Start with a small opening repertoire and master the strategy, tactics and endgames that arise from them.
Study lots of tactics to build your pattern recognition.
Read annotated games meant for instruction.
Get a coach.

Sounds like the advice you'll hear from most strong players.


  1. Very interesting paper ! Thanks for sharing.

  2. "I assume Averbakh's Chess Endings: Essential Knowledge is a later compilation of those earlier German textbooks."
    I have just checked that, its true. You may find the PGN for these books here :
    All books of Euwe are very good but after i have heared that these old endgame-books have many tablebase-checked errors ( exept Averbakh )
    I make my endgame training with Chessimo-Endgame and Convekta-software. You may test your endgame-skill at Chesstempo , they have endgame-puzzles too
    I think exercising ( plus reading) is much better than only reading

    I think the ability to play blindfold is useful: you will be able to calculate (long-) lines more easy and that will save mental energy

    And i studied a lot ! of tactics, even more than temposchlucker. There's a big diminishing of returns too ( after a few thousand attempts ).

  3. Averbach's Essential Knowledge is a good 'one-volume' endgame work. But as you already own both Silman's and Howell's books, I think Averbach's isn't really necessary for you.

  4. Thanks for the summary of the research paper.

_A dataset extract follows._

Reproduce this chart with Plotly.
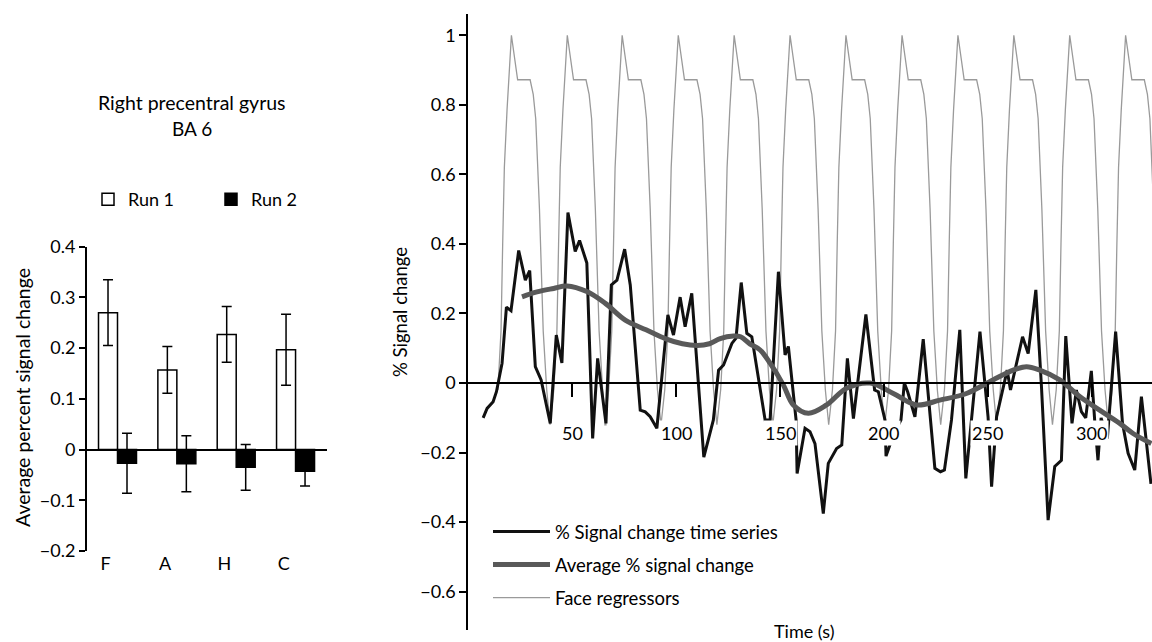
import plotly.graph_objects as go

FONT = "Lato"

# ---------------- Left panel data ----------------
categories = ["F", "A", "H", "C"]
run1_values = [0.270, 0.157, 0.227, 0.197]
run1_errors = [0.065, 0.046, 0.055, 0.070]
run2_values = [-0.027, -0.028, -0.035, -0.043]
run2_errors = [0.059, 0.055, 0.045, 0.029]
left_yticks = [-0.2, -0.1, 0, 0.1, 0.2, 0.3, 0.4]
left_title = ["Right precentral gyrus", "BA 6"]

# ---------------- Right panel data ----------------
ts_time = [7.1, 9.0, 11.9, 13.5, 16.2, 18.3, 20.5, 24.2, 27.4, 29.5, 32.2, 35.0, 39.4, 42.3, 45.0,
           47.9, 51.4, 53.5, 57.0, 59.8, 62.2, 66.2, 68.8, 71.5, 75.2, 77.9, 82.7, 85.1, 87.5, 90.7,
           96.0, 98.7, 101.9, 104.3, 107.5, 113.3, 117.9, 120.4, 122.8, 126.8, 128.8, 131.3, 134.0,
           136.4, 142.8, 145.2, 149.2, 152.4, 154.0, 157.7, 158.2, 162.0, 164.4, 166.8, 170.8, 173.2,
           177.2, 179.7, 182.4, 185.3, 191.3, 195.5, 197.3, 200.5, 201.0, 204.5, 208.2, 209.8, 211.4,
           214.9, 218.9, 224.5, 227.2, 229.1, 232.5, 236.5, 239.4, 242.2, 246.2, 250.1, 251.8, 254.2,
           259.3, 260.9, 266.7, 269.4, 273.1, 275.8, 279.0, 282.2, 285.4, 287.5, 290.5, 292.6, 295.0,
           297.1, 299.8, 301.4, 303.0, 304.5, 307.5, 311.5, 314.8, 317.5, 320.7, 323.9, 328.5]
ts_value = [-0.100, -0.073, -0.054, -0.025, 0.057, 0.218, 0.208, 0.381, 0.296, 0.323, 0.047, 0.009,
            -0.116, 0.138, 0.058, 0.490, 0.378, 0.410, 0.345, -0.159, 0.071, -0.116, 0.282, 0.296,
            0.385, 0.282, -0.078, -0.083, -0.097, -0.130, 0.196, 0.138, 0.247, 0.162, 0.258, -0.213,
            -0.106, 0.037, 0.052, 0.114, 0.129, 0.289, 0.143, 0.133, -0.106, -0.106, 0.320, 0.081,
            0.105, -0.106, -0.260, -0.130, -0.140, -0.174, -0.375, -0.231, -0.188, -0.178, 0.071,
            -0.102, 0.197, -0.020, -0.025, -0.106, -0.210, -0.150, -0.106, 0.000, -0.025, -0.097,
            0.126, -0.245, -0.255, -0.250, -0.106, 0.153, -0.274, -0.100, 0.148, -0.097, -0.298,
            -0.097, 0.037, -0.020, 0.133, 0.085, 0.268, -0.010, -0.394, -0.240, -0.222, 0.135,
            -0.116, -0.020, -0.082, -0.100, 0.035, -0.106, -0.222, -0.100, -0.160, 0.148, -0.116,
            -0.202, -0.250, -0.039, -0.290]

avg_time = [25.8, 33.0, 41.0, 47.4, 57.0, 65.9, 75.5, 85.5, 95.0, 103.0, 110.0, 116.0, 121.2, 127.6,
            131.0, 135.6, 140.4, 145.2, 151.6, 156.4, 163.6, 172.4, 182.0, 193.3, 204.5, 215.7,
            226.9, 239.7, 252.5, 262.2, 268.6, 275.0, 284.6, 294.2, 303.8, 313.5, 319.9, 328.7]
avg_value = [0.248, 0.262, 0.272, 0.279, 0.263, 0.229, 0.181, 0.153, 0.127, 0.113, 0.108, 0.113,
             0.128, 0.135, 0.133, 0.112, 0.095, 0.057, -0.006, -0.063, -0.087, -0.063, -0.015,
             0.000, -0.030, -0.063, -0.049, -0.030, 0.009, 0.037, 0.047, 0.037, 0.009, -0.039,
             -0.078, -0.116, -0.145, -0.174]

regressor_peak_times = [20.7, 47.6, 74.0, 101.0, 127.9, 154.8, 181.7, 208.7, 235.6, 262.5, 289.4, 316.3]
regressor_offsets = [-8.3, -6.5, -5.0, -4.2, -3.4, -2.1, 0.0, 3.0, 9.0, 10.5, 11.7, 13.5, 15.3, 17.0, 18.6]
regressor_shape = [-0.12, -0.02, 0.15, 0.40, 0.62, 0.786, 1.0, 0.872, 0.872, 0.83, 0.76, 0.50, 0.15, -0.02, -0.12]

right_yticks = [-0.6, -0.4, -0.2, 0, 0.2, 0.4, 0.6, 0.8, 1]
time_ticks = [50, 100, 150, 200, 250, 300]
legend_names = ["% Signal change time series", "Average % signal change", "Face regressors"]

reg_t, reg_v = [], []
for i, peak in enumerate(regressor_peak_times):
    for j, (off, val) in enumerate(zip(regressor_offsets, regressor_shape)):
        if j == 0 and i == 0:
            continue
        reg_t.append(peak + off)
        reg_v.append(val)

fig = go.Figure()

# ---- bars ----
xpos = list(range(len(categories)))
fig.add_trace(go.Bar(
    x=xpos, y=run1_values, name="Run 1", legend="legend2",
    marker=dict(color="white", line=dict(color="black", width=1.5)),
    error_y=dict(type="data", array=run1_errors, color="black", thickness=1.5, width=5),
    xaxis="x", yaxis="y", offsetgroup="1",
))
fig.add_trace(go.Bar(
    x=xpos, y=run2_values, name="Run 2", legend="legend2",
    marker=dict(color="black", line=dict(color="black", width=1.5)),
    error_y=dict(type="data", array=run2_errors, color="black", thickness=1.5, width=5),
    xaxis="x", yaxis="y", offsetgroup="2",
))

# ---- lines ----
fig.add_trace(go.Scatter(
    x=reg_t, y=reg_v, mode="lines", name=legend_names[2], legendrank=3, legendgroup="c",
    line=dict(color="#9a9a9a", width=1.3), xaxis="x2", yaxis="y2",
))
fig.add_trace(go.Scatter(
    x=ts_time, y=ts_value, mode="lines", name=legend_names[0], legendrank=1, legendgroup="a",
    line=dict(color="#111111", width=3), xaxis="x2", yaxis="y2",
))
fig.add_trace(go.Scatter(
    x=avg_time, y=avg_value, mode="lines", name=legend_names[1], legendrank=2, legendgroup="b",
    line=dict(color="#595959", width=5, shape="spline"), xaxis="x2", yaxis="y2",
))

W, H = 1152, 642
annotations = []
for t in time_ticks:
    annotations.append(dict(x=t, y=-0.143, xref="x2", yref="y2", text=str(t), showarrow=False,
                            xanchor="center", yanchor="middle",
                            bgcolor="white", borderpad=1, font=dict(size=18, color="black", family=FONT)))
annotations += [
    dict(x=192 / W, y=1 - 103 / H, xref="paper", yref="paper", text=left_title[0], showarrow=False,
         xanchor="center", yanchor="middle", font=dict(size=19.5, color="black", family=FONT)),
    dict(x=192 / W, y=1 - 129 / H, xref="paper", yref="paper", text=left_title[1], showarrow=False,
         xanchor="center", yanchor="middle", font=dict(size=19, color="black", family=FONT)),
    dict(x=22 / W, y=1 - 398 / H, xref="paper", yref="paper", text="Average percent signal change",
         textangle=-90, showarrow=False, xanchor="center", yanchor="middle",
         font=dict(size=19.5, color="black", family=FONT)),
    dict(x=400 / W, y=1 - 312 / H, xref="paper", yref="paper", text="% Signal change",
         textangle=-90, showarrow=False, xanchor="center", yanchor="middle",
         font=dict(size=18.5, color="black", family=FONT)),
    dict(x=804 / W, y=1 - 631 / H, xref="paper", yref="paper", text="Time (s)",
         showarrow=False, xanchor="center", yanchor="middle",
         font=dict(size=18, color="black", family=FONT)),
]

fig.update_layout(
    template="none",
    width=W, height=H, margin=dict(l=0, r=0, t=0, b=0, pad=0, autoexpand=False),
    paper_bgcolor="white", plot_bgcolor="white",
    font=dict(family=FONT, size=18, color="black"),
    barmode="group", bargap=0.36, bargroupgap=0,
    xaxis=dict(domain=[87 / W, 327 / W], range=[-0.514, 3.53], anchor="y", automargin=False,
               tickvals=[p - 0.2 for p in xpos], ticktext=categories, ticks="",
               showline=False, showgrid=False, zeroline=False, tickfont=dict(size=18)),
    yaxis=dict(domain=[1 - 551 / H, 1 - 246.7 / H], range=[-0.2, 0.4], anchor="x", automargin=False,
               tickvals=left_yticks, ticks="outside", ticklen=6, tickwidth=1.5, tickcolor="black",
               showline=True, linewidth=2, linecolor="black", showgrid=False,
               zeroline=True, zerolinecolor="black", zerolinewidth=1.5, tickfont=dict(size=18)),
    xaxis2=dict(domain=[468.4 / W, 1.0], range=[0, 329], anchor="free", position=1 - 383.3 / H,
                automargin=False, tickvals=time_ticks, showticklabels=False, ticks="outside",
                ticklen=13, tickwidth=1.5, tickcolor="black",
                showline=True, linewidth=1.5, linecolor="black", showgrid=False, zeroline=False),
    yaxis2=dict(domain=[1 - 630 / H, 1 - 14 / H], range=[-0.710, 1.061], anchor="x2", automargin=False,
                tickvals=right_yticks, ticks="outside", ticklen=7, tickwidth=1.5, tickcolor="black",
                showline=True, linewidth=2, linecolor="black", showgrid=False, zeroline=False,
                tickfont=dict(size=18)),
    legend=dict(x=488 / W, y=1 - 513 / H, xanchor="left", yanchor="top", bgcolor="rgba(0,0,0,0)",
                font=dict(size=18.5, family=FONT), tracegroupgap=6, itemwidth=57, traceorder="grouped"),
    legend2=dict(orientation="h", x=88 / W, y=1 - 181 / H, xanchor="left", yanchor="top",
                 bgcolor="rgba(0,0,0,0)", entrywidth=78, entrywidthmode="pixels",
                 font=dict(size=18, family=FONT)),
    annotations=annotations,
)

fig.write_html("out.html", config={"displayModeBar": False},
               post_script="document.body.style.margin='0px';document.body.style.padding='0px';")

    I think training in pattern recognition is very important but so also is calculation and evaluation of positions without moving the pieces. No, one doesn't often have to calculate 12+ ply deep very often, but it is very common to have to calculate 6+ ply deep and then be able to evaluate the position. This requires that you are properly visualizing the resulting position. This skill takes practice and/or a lot of time playing slow time control games.

  5. Do you have the Judgement and planning in chess in pgn format? TIA.